4. Faire appel à un tiers
La violence, cela revient très souvent à deux camps qui se battent. Sortir de la violence, c'est faire intervenir un tiers qui permette de faire évoluer le conflit. C'est par exemple une personne
qui va peut-être réussir à obtenir que les adversaires acceptent de se parler. Mais le tiers, c'est aussi la Loi. Quand un enfant dit "tu n'as pas le droit de me faire ça", il introduit la loi
entre lui et son agresseur pour lui dire "stop!". Il est aussi important que des adultes posent clairement des limites à des jeunes aux conduites violentes. Leur donner ainsi des repères et des
interdits, c'est les aider à se construire.
5. Devenir médiateur
Celui vers qui on va pour régler un conflit, ce peut être chacun de nous : le médiateur. Face au conflit, nous avons quatre attitudes possibles :
Le rôle du médiateur est précisément de faciliter la recherche d'une telle solution. Quand des personnes sont en conflit, elles ne voient pas forcément la possibilité d'un compromis. Le médiateur
n'a pas à prendre partie pour l'un ou pour l'autre mais plutôt de les aider à trouver une solution par eux-mêmes. On devrait enseigner cette manière de gérer les conflits dès l'école.
6. Elaborer des règles en commun
La violence résulte souvent d'un problème collectif, d'une injustice. A l'école, au travail, quand la violence apparaît, c'est souvent le signe que quelque chose ne va pas dans le
fonctionnement du groupe. Alors mieux vaut en parler ensemble et rediscuter les règles de vie.

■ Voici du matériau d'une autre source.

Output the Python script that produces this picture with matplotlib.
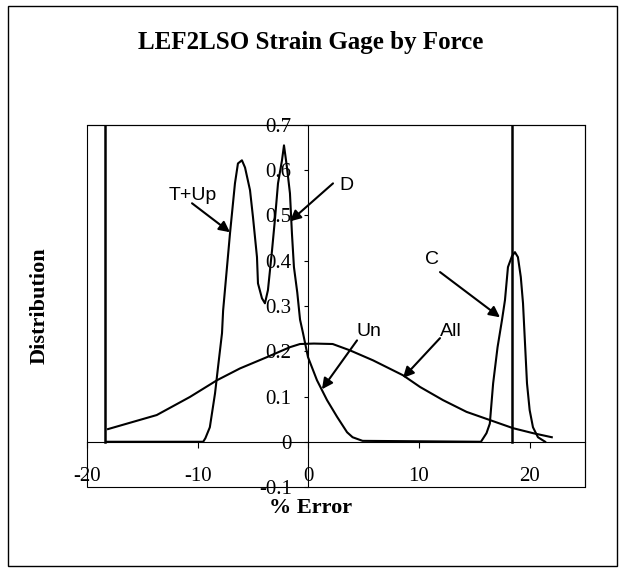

Dans les collèges difficiles, on sait que lorsque les jeunes sont vraiment associés à la définition
des règles, cela va plutôt mieux après. Normal : leur parole a été prise en compte et ils se sentent reconnus.
7. Construire un projet
Oser dire…Redéfinir les règles…c'est important. Mais cela ne dit pas le sens de ce qu'on fait, de ce qu'on vit. Le sens, c'est le projet. Par exemple, Quelles solutions proposer pour mieux vivre
dans son quartier, pour faire baisser la violence? Certains pensent qu'il n'y a rien à faire ; sauf à mettre les jeunes en prison ou à quitter la cité. Pourtant, des méthodes existent qui
consistent à permettre aux jeunes d'exprimer leur rage, aux policiers leur ras le bol, aux gardiens de HLM leurs frustrations, etc. Mais cette nécessaire expression des émotions et des
besoins n'est pas suffisante. Réussiront-ils par la suite à transformer leurs rapports quotidiens et se poser la question : comment vivre ensemble. sur quelles bases réorganiser nos
relations pour que la cité soit plushumaine? En somme, quel projet collectif mettre en œuvre malgré nos différences ou plutôt grâce à nos différences ? C'est cela le projet de la
non-violence.
* * *
Conclusion
Prises isolément, ces sept manières de répondre à la violence ne sont pas suffisantes. Mais ensemble, elles constituent un tout cohérent : celui d'une pédagogie de l'action. Pour être mise en
oeuvre, cette pédagogie a besoin d'être portée par des personnes déterminées à promouvoir la résolution non-violente des conflits. A l'échelle individuelle, ce peut être chacun de nous. A
l'échelle collective, ce peut être aussi bien des associations que les pouvoirs publics. Il y a mille et une manières de développer cette pédagogie de la non-violence active.